Stone fruits (peaches, nectarines, apricots…) are ripe when they are slightly soft to touch and give off a pleasant aroma.

Apples, pears and similar fruit varieties are ripe when they give away a characteristic smell, and for some varieties it is also considered that a slightly browned peel is a sign of ripeness.

Watermelon is ripe when it gives away a shallow sound when hit gently on its surface.

Tropical fruit with peel is generally ripe when the peel is slightly soft and darkened, and the fruit gives off a characteristic smell.


  • Ripening climacteric fruits

The list of climacteric fruit varieties from lesson 25 provides you with a list of fruit varieties that you can freely buy unripe and then ripen at home. The advantage of this feature is that you can buy fruit in advance and manipulate the ripening of the fruit in order to use them at a certain time with the following methods:

  • Different level shelves – take advantage of warmer air higher up in a room; the fruits higher up on shelves will ripen faster, and on the lower shelves will ripen more slowly.

    A practical example – place the ripe fruit at the lower levels and the unripe at the higher levels. First use the fruits from the lower levels, while the fruits from the higher levels are to be used later. As you begin to lower already ripe fruits from the higher to the lower shelves that have been already emptied, you place the new unripe fruit on the shelves at higher levels.

  • Cooler storage rooms are a great way to preserve the freshness of the fruit, slow down ripening as needed and cool the fruit if desired.

    A practical example – watermelons and melons can be conveniently stored in a cool storage room since due to their sizes it is easier to store them in a room instead of on a shelf, while maintaining their freshness and coolness.

  • Fridge – although fruits are generally stored at room temperature, the absence of heat is a great method for preserving already ripe fruits that you do not want to use yet. The lower temperature slows down the respiration of the fruit and the formation of ethylene, and thus its ripening.

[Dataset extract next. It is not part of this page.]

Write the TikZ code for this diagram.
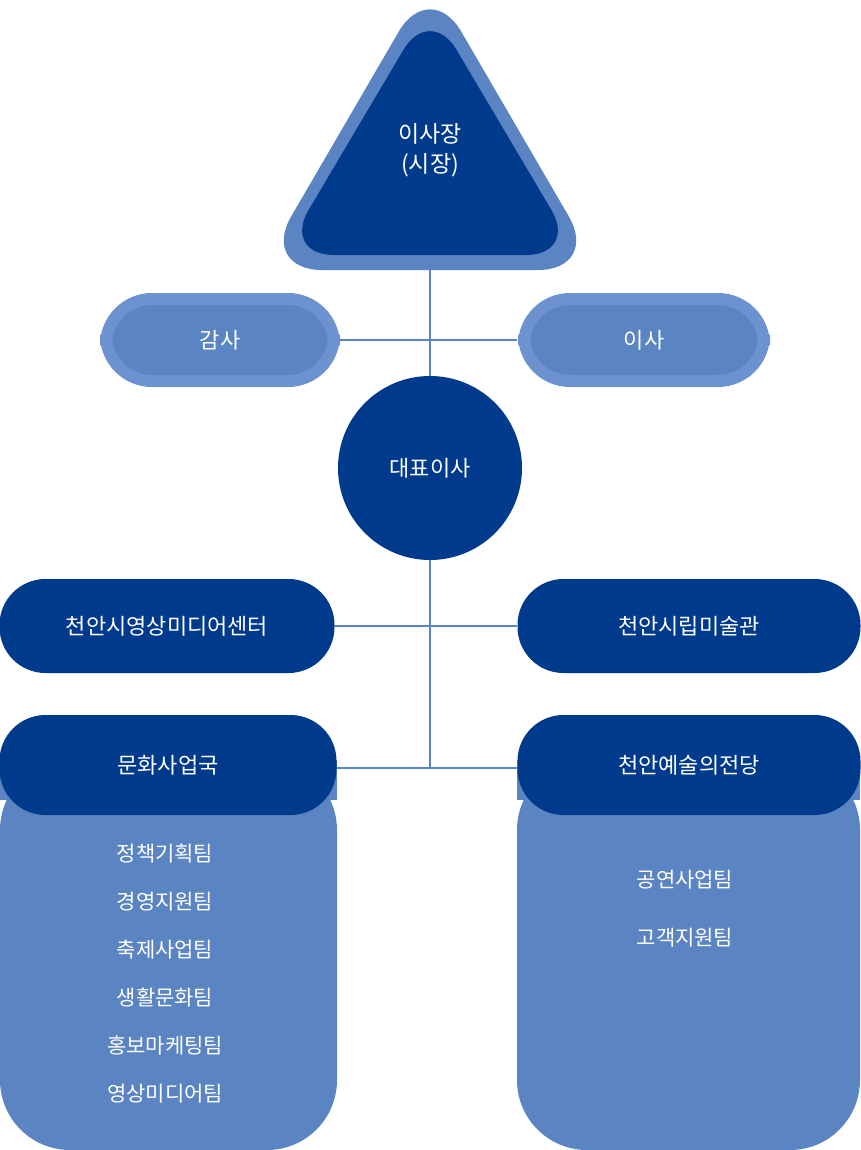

    Be careful to take out the fruit from the fridge well in advance before using it if you know that eating cold food will only leave you feeling uncomfortably cold in your body. This note applies to colder weather, while in warmer days chilled fruit may feel better.

    Experiment with cooling different fruits and notice how cooling can degrade the taste in some fruits and improve it in others. Of course, individual taste plays a role in this.

  • Sunny windows / balconies – Exposing fruit to the sun contributes to its ripening.

  • A cardboard box or bag – climacteric fruit varieties continue to ripen after being picked thanks to the formation of the ethylene gas. Trapping ethylene accelerates the ripening of the fruit.

    A practical example – the bananas you planned for the next day are not ripe yet. Put them in a cardboard box or bag, preferably with some ripe fruit, and the next day you will have ripe, or at least riper, bananas.

  • Freezer – not a good option for fruit ripening. You might hear that you can ripen persimmons by placing them in the freezer to freeze and then let them thaw. However, this method does NOT ripen this fruit. It just causes its cell walls to crack open and degrades their taste significantly.

     

These described methods are a good start for developing your artistic ability to ripen fruit, because it is really a delicate art that is practiced and mastered through experience.